My Communicating with Color and Light workshop focuses on creative processing in Lightroom and ACR as well as a hefty dose of color theory to help make creative choices that resonate with the core instincts of the photographer. The Lensbaby course is a beginner course for this creative lens line and I work one on one with each student to help them advance their skills with what ever optics/lenses they own. These courses are very good for my photography skills too. I truly learn so much from my students. I am the lucky one! I often shoot right along with my students too, which is fun.
PPD: Do you have any near or long term goals for your photography? Is there a place where you’d like to see your career a few years in the future?
CJ: Honestly, I hope to be doing just what I am doing now. My kids will be older and likely out of the home in a few years, so I hope I can continue to teach full time and increase my stock portfolio. I have empty lap syndrome and have considered adopting. If that happens, I will likely be capturing things the way I do with a new generation.
PPD: Do you have any advice for photographers or students that might want take a less than traditional path through photography?

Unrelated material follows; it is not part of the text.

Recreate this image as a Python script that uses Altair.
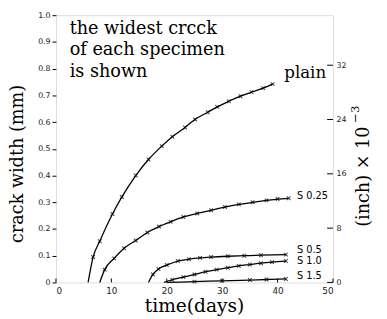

CJ: Oh, this is an easy one....study art and light. I am a huge believer in studying parallel art forms such as paintings and sculpture, which forces our brains to cram our world into a small package. The underpinning principles remain the same. Light, emotion, connection, composition....they all are found in other art forms. It is easy to compare and copy when you spend all your time studying photographers. If you do study photographers, try to study those who are most unlike you. For instance, I study landscapes and cityscapes, but I rarely photograph them. This practice often layers in subtle depth and complexity to your work.